As she spoke, she stared into her Styrofoam coffee cup and described in graphic detail the man and the crime, without once looking up.
Asked why she didn't report the attack, the woman shrugged. "I don't know."
This woman's story took on broader significance yesterday with the news that Vancouver police are investigating the case of an alleged sadistic predator who they say tortured and videotaped up to 60 women over a period of several years.
Police say the man told the women up front that he wanted to inflict pain, but the acts escalated into violent assaults that involved "extreme pain" and degradation.
The suspect is also being investigated in the videotaped rapes of prepubescent girls as young as 10 in a Southeast Asian country.
Police say the tapes are disturbing to watch and have shaken even the most hardened officers. Police have identified about one-third of the women on the tapes and talked to many, but noted that not one had reported the alleged crimes.
The victims said the man paid to have sex with them and warned that he intended to inflict pain.
Police have charged Donald Michael Bakker, 40, with six counts of sexual assault and one count of unlawful confinement. They say up to 27 more charges may be laid today.
(monday).
The alleged crimes are captured on videotape, which police discovered in the suspect's car and home.
Vancouver Police spokeswoman Sarah Bloor said the fact that women agreed to be hurt in exchange for money might explain their silence. Other agencies that assist women in the Downtown Eastside were surprised to hear that another predator was stalking women in the skid-row
neighbourhood.
There was no mention of Mr. Bakker's name or physical description on any so-called "bad-date" list, which is circulated in the neighbourhood and warns of men who have assaulted or refused to pay prostitutes.

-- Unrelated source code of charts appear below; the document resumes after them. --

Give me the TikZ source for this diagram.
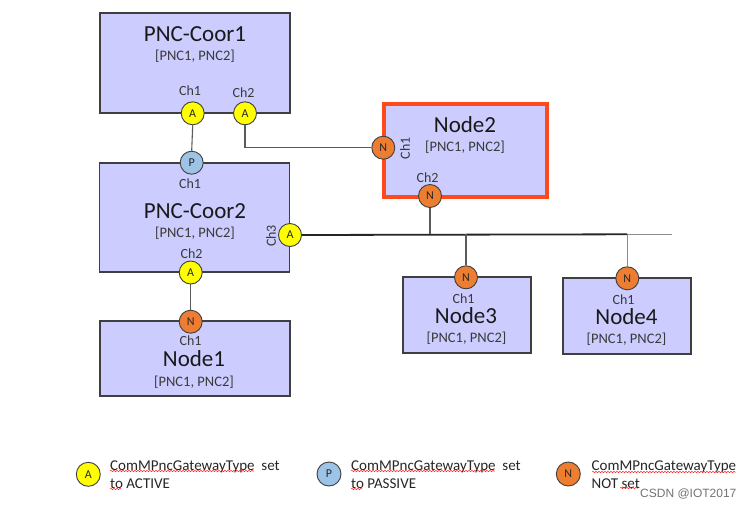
\documentclass[tikz,border=0pt]{standalone}
\usepackage{fontspec}
\setmainfont{Carlito}
\newfontfamily\wmfont{Liberation Sans}
\usetikzlibrary{decorations.pathmorphing}
\definecolor{boxfill}{HTML}{CCCCFF}
\definecolor{boxline}{HTML}{3F3F3F}
\definecolor{actyel}{HTML}{FFFF00}
\definecolor{pasblue}{HTML}{9DC3E6}
\definecolor{notorg}{HTML}{ED7D31}
\definecolor{hilite}{HTML}{FF4A1C}
\definecolor{wire}{HTML}{5A5A5A}
\definecolor{lbl}{HTML}{3A3A3A}
\tikzset{
  unitbox/.style={draw=boxline, fill=boxfill, line width=1.1pt, inner sep=0pt},
  port/.style={circle, draw=boxline, line width=0.9pt, minimum size=23pt, inner sep=0pt, font=\fontsize{12}{12}\selectfont, text=black!85},
  portA/.style={port, fill=actyel},
  portP/.style={port, fill=pasblue},
  portN/.style={port, fill=notorg},
  ttl/.style={font=\fontsize{23}{23}\selectfont, text=black!90, inner sep=0pt},
  sub/.style={font=\fontsize{14.5}{14.5}\selectfont, text=lbl, inner sep=0pt},
  chl/.style={font=\fontsize{14}{14}\selectfont, text=lbl, inner sep=0pt},
  wireline/.style={draw=wire, line width=1.1pt},
  legtxt/.style={font=\fontsize{15}{17.6}\selectfont, text=black!85, align=left, anchor=west, inner sep=0pt},
  squig/.style={draw=red!85, line width=0.5pt, decorate, decoration={snake, amplitude=0.7pt, segment length=3pt}}
}
\begin{document}
\begin{tikzpicture}[x=1pt,y=-1pt]
\useasboundingbox (0,0) rectangle (753,509);
\fill[white] (0,0) rectangle (753,509);

% boxes
\node[unitbox, minimum width=190pt, minimum height=100pt] (coor1) at (195,63) {};
\node[unitbox, draw=hilite, line width=4pt, minimum width=163pt, minimum height=93pt] (node2) at (465.5,150.3) {};
\node[unitbox, minimum width=190pt, minimum height=109pt] (coor2) at (194.5,217.5) {};
\node[unitbox, minimum width=190pt, minimum height=75pt] (node1) at (195,358.5) {};
\node[unitbox, minimum width=128pt, minimum height=76pt] (node3) at (467,315) {};
\node[unitbox, minimum width=128pt, minimum height=76pt] (node4) at (627,316) {};

% titles
\node[ttl] (t1) at (195,34) {PNC-Coor1};
\node[sub] (s1) at (195,56.5) {[PNC1, PNC2]};
\node[ttl] (t2) at (195,211) {PNC-Coor2};
\node[sub] (s2) at (195,233) {[PNC1, PNC2]};
\node[ttl] (tn2) at (465,125) {Node2};
\node[sub] (sn2) at (465,147.5) {[PNC1, PNC2]};
\node[ttl] (tn1) at (194,359) {Node1};
\node[sub] (sn1) at (194,382.5) {[PNC1, PNC2]};
\node[ttl] (tn3) at (466,316) {Node3};
\node[sub] (sn3) at (466.5,338.5) {[PNC1, PNC2]};
\node[ttl] (tn4) at (626.5,317) {Node4};
\node[sub] (sn4) at (626.5,339.5) {[PNC1, PNC2]};

% channel labels
\node[chl] (l1) at (190,91) {Ch1};
\node[chl] (l2) at (243.5,92.5) {Ch2};
\node[chl] (l3) at (190,183.5) {Ch1};
\node[chl, rotate=90] (l4) at (271,236) {Ch3};
\node[chl] (l5) at (191.5,254) {Ch2};
\node[chl] (l6) at (190.5,341) {Ch1};
\node[chl, rotate=90] (l7) at (405,148.3) {Ch1};
\node[chl] (l8) at (427.5,177.5) {Ch2};
\node[chl] (l9) at (463.5,299) {Ch1};
\node[chl] (l10) at (623.5,299.5) {Ch1};

% ports
\node[portA] (c1a1) at (192.7,113.3) {A};
\node[portA] (c1a2) at (245,113.3) {A};
\node[portP] (c2p1) at (191.7,162.7) {P};
\node[portA] (c2a3) at (290,235) {A};
\node[portA] (c2a2) at (190.7,272.5) {A};
\node[portN] (n1n) at (190.7,321.7) {N};
\node[portN] (n2n1) at (383.3,147.7) {N};
\node[portN] (n2n2) at (430,196) {N};
\node[portN] (n3n) at (466,277.3) {N};
\node[portN] (n4n) at (627.3,278.3) {N};

% connectors
\coordinate (busR) at (627.3,234.3);
\coordinate (busE) at (672,234.3);
\draw[wireline] (c1a1.south) -- (c2p1.north);
\draw[wireline] (c1a2.south) |- (n2n1.west);
\draw[wireline] (c2a2.south) -- (n1n.north);
\draw[draw=black!85, line width=1.8pt] (c2a3.east) -- (busR);
\draw[draw=black!45, line width=1.3pt] (busR) -- (busE);
\draw[wireline] (n2n2.south) -- (n2n2.south |- busR);
\draw[wireline] (n3n.north) -- (n3n.north |- busR);
\draw[draw=black!45, line width=1.5pt] (n4n.north) -- (n4n.north |- busR);

% legend
\node[portA, minimum size=24pt] (legA) at (88.3,474.3) {A};
\node[portP, minimum size=24pt] (legP) at (329,474) {P};
\node[portN, minimum size=24pt] (legN) at (568.3,474) {N};
\node[legtxt] (txA) at (110,474.5) {ComMPncGatewayType~ set\\to ACTIVE};
\node[legtxt] (txP) at (351,474.5) {ComMPncGatewayType~ set\\to PASSIVE};
\node[legtxt] (txN) at (591.5,474.5) {ComMPncGatewayType\\NOT set};
\draw[squig] (110,471) -- (254,471);
\draw[squig] (110,489) -- (121,489);
\draw[squig] (351,471) -- (495,471);
\draw[squig] (351,489) -- (362,489);
\draw[squig] (592,472) -- (736,472);
\draw[squig] (620,488) -- (638,488);

\node[font=\wmfont\fontsize{12}{12}\selectfont, text=black!55, inner sep=0pt, anchor=west] (wm) at (640,493.5) {CSDN @IOT2017};
\end{tikzpicture}
\end{document}
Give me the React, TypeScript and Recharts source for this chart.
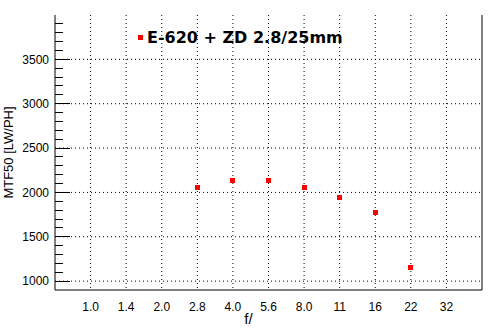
import React from 'react';
import { ScatterChart, Scatter, XAxis, YAxis, CartesianGrid, Label } from 'recharts';

const apertures = ['1.0', '1.4', '2.0', '2.8', '4.0', '5.6', '8.0', '11', '16', '22', '32'];
const measuredApertures = ['2.8', '4.0', '5.6', '8.0', '11', '16', '22'];
const mtf50 = [2050, 2140, 2140, 2050, 1940, 1770, 1155];
const yTicks = [1000, 1100, 1200, 1300, 1400, 1500, 1600, 1700, 1800, 1900, 2000, 2100, 2200, 2300, 2400, 2500, 2600, 2700, 2800, 2900, 3000, 3100, 3200, 3300, 3400, 3500, 3600, 3700, 3800, 3900];
const yMajor = [1000, 1500, 2000, 2500, 3000, 3500];
const xPositions = apertures.map((_, i) => i + 1);
const seriesName = 'E-620 + ZD 2.8/25mm';
const yLabel = 'MTF50 [LW/PH]';
const xLabel = 'f/';

const data = measuredApertures.map((a, i) => ({ pos: apertures.indexOf(a) + 1, mtf: mtf50[i] }));

const FONT = '"Liberation Sans", Arial, sans-serif';

const LeftTick = (props: any) => {
  const { x, y, payload } = props;
  const v = payload.value;
  const major = v % 500 === 0;
  const ax = x + 6;
  return (
    <g>
      <line x1={ax} x2={ax + (major ? 15 : 8)} y1={y} y2={y} stroke="#000" shapeRendering="crispEdges" />
      {major ? (
        <text x={x} y={y} dy="0.36em" textAnchor="end" fontSize={12} fontFamily={FONT} fill="#000">
          {v}
        </text>
      ) : null}
    </g>
  );
};

const RightTick = (props: any) => {
  const { x, y, payload } = props;
  const major = payload.value % 500 === 0;
  return (
    <line x1={x - (major ? 15 : 8)} x2={x} y1={y} y2={y} stroke="#000" shapeRendering="crispEdges" />
  );
};

const Square = (props: any) => {
  const { cx, cy } = props;
  return (
    <rect x={Math.round(cx - 2.5)} y={Math.round(cy - 2.5)} width={5} height={5} fill="#ff0000" shapeRendering="crispEdges" />
  );
};

export default function App() {
  return (
    <div style={{ position: 'absolute', left: 0, top: 0, background: '#fff' }}>
      <ScatterChart width={494} height={331} margin={{ top: 15, right: 0, bottom: 0, left: 0 }}>
        <CartesianGrid
          stroke="#000"
          strokeDasharray="1 3"
          horizontalValues={yMajor}
          verticalValues={xPositions}
        />
        <XAxis
          type="number"
          dataKey="pos"
          domain={[0, 12]}
          ticks={xPositions}
          interval={0}
          tickFormatter={(v: number) => apertures[v - 1] ?? ''}
          tickLine={false}
          tickSize={0}
          tickMargin={12}
          height={41}
          axisLine={{ stroke: '#000' }}
          tick={{ fontSize: 12, fill: '#000', fontFamily: FONT }}
          allowDataOverflow
        >
          <Label value={xLabel} position="insideBottom" offset={7} dx={-20} style={{ fontSize: 15, fill: '#000', fontFamily: FONT }} />
        </XAxis>
        <XAxis xAxisId="top" orientation="top" type="number" domain={[0, 12]} height={0} tick={false} tickLine={false} axisLine={{ stroke: '#000' }} />
        <YAxis
          type="number"
          dataKey="mtf"
          domain={[900, 4000]}
          ticks={yTicks}
          interval={0}
          width={55}
          tickLine={false}
          tickSize={0}
          tickMargin={6}
          axisLine={{ stroke: '#000' }}
          tick={<LeftTick />}
          allowDataOverflow
        >
          <Label
            value={yLabel}
            angle={-90}
            position="insideLeft"
            offset={8}
            style={{ textAnchor: 'middle', fontSize: 13, fill: '#000', fontFamily: FONT }}
          />
        </YAxis>
        <YAxis
          yAxisId="r"
          orientation="right"
          type="number"
          domain={[900, 4000]}
          ticks={yTicks}
          interval={0}
          width={12}
          tickLine={false}
          tickSize={0}
          tickMargin={0}
          axisLine={{ stroke: '#000' }}
          tick={<RightTick />}
        />
        <Scatter data={data} fill="#ff0000" shape={<Square />} isAnimationActive={false} />
        <g>
          <rect x={138} y={35} width={5} height={5} fill="#ff0000" shapeRendering="crispEdges" />
          <text x={147} y={43} fontSize={16} fontWeight="bold" fontFamily='"DejaVu Sans", sans-serif' fill="#000">
            {seriesName}
          </text>
        </g>
      </ScatterChart>
    </div>
  );
}
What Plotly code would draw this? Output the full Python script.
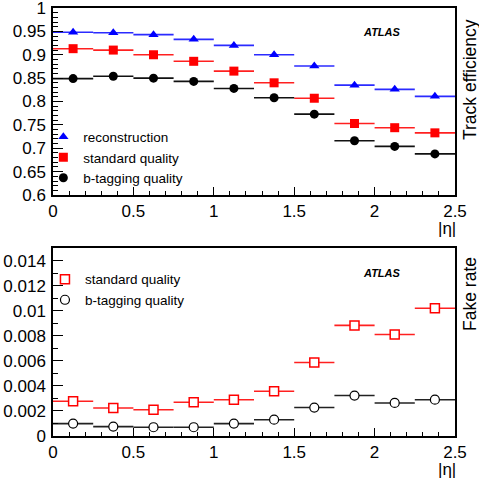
import plotly.graph_objects as go

# ---- data ----
eta_centers = [0.125, 0.375, 0.625, 0.875, 1.125, 1.375, 1.625, 1.875, 2.125, 2.375]
eta_half_width = [0.125] * 10
reco_eff = [0.948, 0.947, 0.943, 0.933, 0.920, 0.900, 0.876, 0.835, 0.826, 0.811]
std_eff = [0.913, 0.910, 0.900, 0.886, 0.865, 0.840, 0.807, 0.753, 0.744, 0.733]
btag_eff = [0.849, 0.854, 0.850, 0.843, 0.828, 0.808, 0.773, 0.716, 0.704, 0.688]
std_fake = [0.00278, 0.00224, 0.00210, 0.00270, 0.00290, 0.00357, 0.00587, 0.00883, 0.00810, 0.01020]
btag_fake = [0.00099, 0.00075, 0.00070, 0.00070, 0.00099, 0.00130, 0.00227, 0.00323, 0.00264, 0.00290]
eta_ticks = [0, 0.5, 1, 1.5, 2, 2.5]
eta_tick_text = ["0", "0.5", "1", "1.5", "2", "2.5"]
eff_ticks = [0.6, 0.65, 0.7, 0.75, 0.8, 0.85, 0.9, 0.95, 1.0]
eff_tick_text = ["0.6", "0.65", "0.7", "0.75", "0.8", "0.85", "0.9", "0.95", "1"]
fake_ticks = [0, 0.002, 0.004, 0.006, 0.008, 0.01, 0.012, 0.014]
fake_tick_text = ["0", "0.002", "0.004", "0.006", "0.008", "0.01", "0.012", "0.014"]

FONT = "Liberation Sans, Arial, sans-serif"

fig = go.Figure()

def add(y, name, sym, color, line_color, size, xa, ya, legend, mline=None):
    marker = dict(symbol=sym, size=size, color=color)
    if mline:
        marker["line"] = mline
    fig.add_trace(go.Scatter(
        x=eta_centers, y=y, name=name, mode="markers",
        marker=marker,
        error_x=dict(type="data", array=eta_half_width, visible=True,
                     color=line_color, thickness=1.6, width=0),
        xaxis=xa, yaxis=ya, legend=legend))

add(reco_eff, "reconstruction", "triangle-up", "#0000ff", "#2b2bff", 9, "x", "y", "legend")
add(std_eff, "standard quality", "square", "#ff0000", "#ff2020", 9, "x", "y", "legend")
add(btag_eff, "b-tagging quality", "circle", "#000000", "#111111", 9, "x", "y", "legend")
add(std_fake, "standard quality", "square", "#ffffff", "#ff2020", 9, "x2", "y2", "legend2",
    mline=dict(color="#ff0000", width=1.5))
add(btag_fake, "b-tagging quality", "circle", "#ffffff", "#222222", 9, "x2", "y2", "legend2",
    mline=dict(color="#000000", width=1.2))

xcommon = dict(range=[0, 2.5], tickmode="array", tickvals=eta_ticks, ticktext=eta_tick_text,
               ticks="inside", ticklen=8, tickwidth=1.2,
               tickcolor="black", showline=True, linecolor="black", linewidth=1.5, mirror=True,
               showgrid=False, zeroline=False, tickfont=dict(family=FONT, size=17, color="black"),
               minor=dict(dtick=0.1, tick0=0, ticks="inside", ticklen=4, tickcolor="black",
                          showgrid=False),
               ticklabelstandoff=0, automargin=False, ticklabeloverflow="allow")
ycommon = dict(ticks="inside", ticklen=10, tickwidth=1.2, tickcolor="black", showline=True,
               linecolor="black", linewidth=1.5, mirror=True, showgrid=False, zeroline=False,
               tickfont=dict(family=FONT, size=17, color="black"), ticklabelstandoff=2,
               automargin=False, tickmode="array", ticklabeloverflow="allow")

fig.update_layout(
    width=479, height=483,
    margin=dict(l=53, r=24, t=8, b=47, autoexpand=False),
    paper_bgcolor="white", plot_bgcolor="white",
    font=dict(family=FONT, color="black"),
    xaxis=dict(domain=[0, 1], anchor="y", **xcommon),
    yaxis=dict(domain=[0.563, 1], anchor="x", range=[0.6, 1.0],
               tickvals=eff_ticks, ticktext=eff_tick_text,
               minor=dict(dtick=0.01, tick0=0.6, ticks="inside", ticklen=5, tickcolor="black",
                          showgrid=False),
               **ycommon),
    xaxis2=dict(domain=[0, 1], anchor="y2", **xcommon),
    yaxis2=dict(domain=[0, 0.439], anchor="x2", range=[0, 0.015],
                tickvals=fake_ticks, ticktext=fake_tick_text,
                minor=dict(dtick=0.001, tick0=0, ticks="inside", ticklen=5, tickcolor="black",
                           showgrid=False),
                **ycommon),
    legend=dict(x=-0.024, y=0.735, xanchor="left", yanchor="top", bgcolor="rgba(0,0,0,0)",
                font=dict(family=FONT, size=13.5, color="black"), itemwidth=30,
                tracegroupgap=0),
    legend2=dict(x=-0.02, y=0.402, xanchor="left", yanchor="top", bgcolor="rgba(0,0,0,0)",
                 font=dict(family=FONT, size=13.5, color="black"), itemwidth=30,
                 tracegroupgap=0),
    showlegend=True,
)

ann = []
ann.append(dict(text="Track efficiency", x=1.0373, y=0.834, xref="paper", yref="paper",
                xanchor="center", yanchor="middle",
                textangle=-90, showarrow=False, font=dict(family=FONT, size=17.5, color="black")))
ann.append(dict(text="Fake rate", x=1.0373, y=0.332, xref="paper", yref="paper",
                xanchor="center", yanchor="middle",
                textangle=-90, showarrow=False, font=dict(family=FONT, size=17.5, color="black")))
for yy in (0.9446, 0.381):
    ann.append(dict(text="<b><i>ATLAS</i></b>", x=0.818, y=yy, xref="paper", yref="paper",
                    xanchor="center", yanchor="middle",
                    showarrow=False, font=dict(family=FONT, size=11, color="black")))
for yy in (0.484, -0.079):
    ann.append(dict(text="|η|", x=0.980, y=yy, xref="paper", yref="paper",
                    xanchor="center", yanchor="middle",
                    showarrow=False, font=dict(family=FONT, size=17, color="black")))
fig.update_layout(annotations=ann)

fig.write_html("out.html", config={"displayModeBar": False},
               post_script="document.body.style.margin='0';document.body.style.overflow='hidden';")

Mary Wreglesworth, chairwoman of the WISH Drop-in Centre Society, said sex workers are already burdened by defeat and shame.
"They went to the streets as abused children," Ms. Wreglesworth said. "Something like this brings up an incredible amount of turmoil." And if the women agreed up front to be hurt, they may feel they don't have the right to complain, even if the situation spun out of control.
The case comes nearly two years after police charged Robert William Pickton with killing women from the same Vancouver
neighbourhood. He faces 15 counts of first-degree murder.
Police got wind of the torture case on Dec. 2 when they responded to a woman screaming in a waterfront park near the Downtown Eastside. Police arrested a man who was carrying a video camera and a bag filled with videotapes, searched his car and home and found more tapes depicting violent assaults.
Vancouver Police Chief Jamie Graham formed a task force of 34 officers to work on the case.
Mr. Bakker's lawyer, Kevin McCullough, accused police of blowing the case out of proportion. Mr. McCullough told CTV news that the case is no different from any other sexual-assault complaint and his client deserves to be presumed innocent.
Constable Bloor said Mr. Bakker is a banquet worker at Vancouver's upscale Pan Pacific Hotel. He is married with a baby and has no criminal record.
"By all accounts, he seems like your average neighbour," Constable Bloor said. Police have interviewed Mr. Bakker's wife, who is supportive of her husband. "She is still in a bit of denial."
Mr. Bakker has been in custody since his arrest. The man has appeared twice in court, most recently on Friday.
Police have said they want to talk to all the women on the tapes, but did not publicize the case until last Friday. Constable Bloor said police didn't want to jeopardize the investigation and noted there was no safety risk because the suspect was in custody.
Investigators hope to lay charges in the alleged assaults on children abroad. Under recent changes to the Criminal Code aimed at cracking down on so-called sex tourism, police can proceed with a case even if the alleged victim does not testify.